Anonymous wrote:Mom of twins here, who also employs a nanny.
Your job is to manage this OP - this isn't a choice. If you want any nanny to stay in the job you need to be sure you are clear in your direction, have the nanny's back when other people are in the house, and you ensure that what you and the nanny have worked out stays in effect.
Period.
Your twins absolutely must be on a schedule - for their health and eveyrone's sanity. Cutting back on naps at this point is a bad idea. Sleeping 12 hours at night is pretty unrealistic at this point - focus on getting 6-8 hours of continuous sleep for right now.
But have your nanny's back. IMO you are breaking one of the critical rules here. Would you want to work in the kind of environment your nanny is enduring?
Your mother is leaving, your nanny is not (hopefully).
+1. OP, your post was hard to read.
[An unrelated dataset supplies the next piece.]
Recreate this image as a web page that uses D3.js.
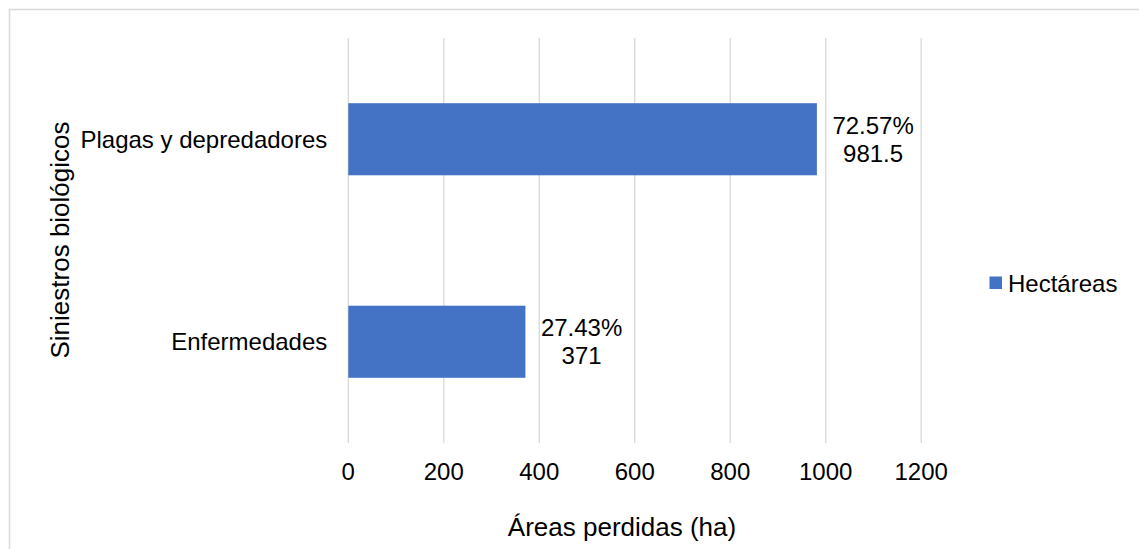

I understand that you are going through an extreme situation, two demanding jobs, a 17 month old and 4 month old twins!! just one child would be enough, three under 2 in this situation is hard. but the bottom line is that what your mother is doing is really bad to them, keeping them awake so they sleep at night? this border on abuse. plus, I believe it may work a day or two but eventually the babies will sleep longer during the day because they simply need it. at that age a short nap (1-2 hours) and a longer nap (3 hours) in the afternoon are normal (and I talk as the mother of two kids, one who slept through most of the night from the beginning and one who basically never slept through one night until well past 2 years old). it sounds like you have a good nanny and a mother who simply wants to assert her role instead of respecting yours and the nanny's. if you need night help, hire a night nurse, just for a few months so you can sleep and your babies can have the sleep they need, not the one your mother decides they can have.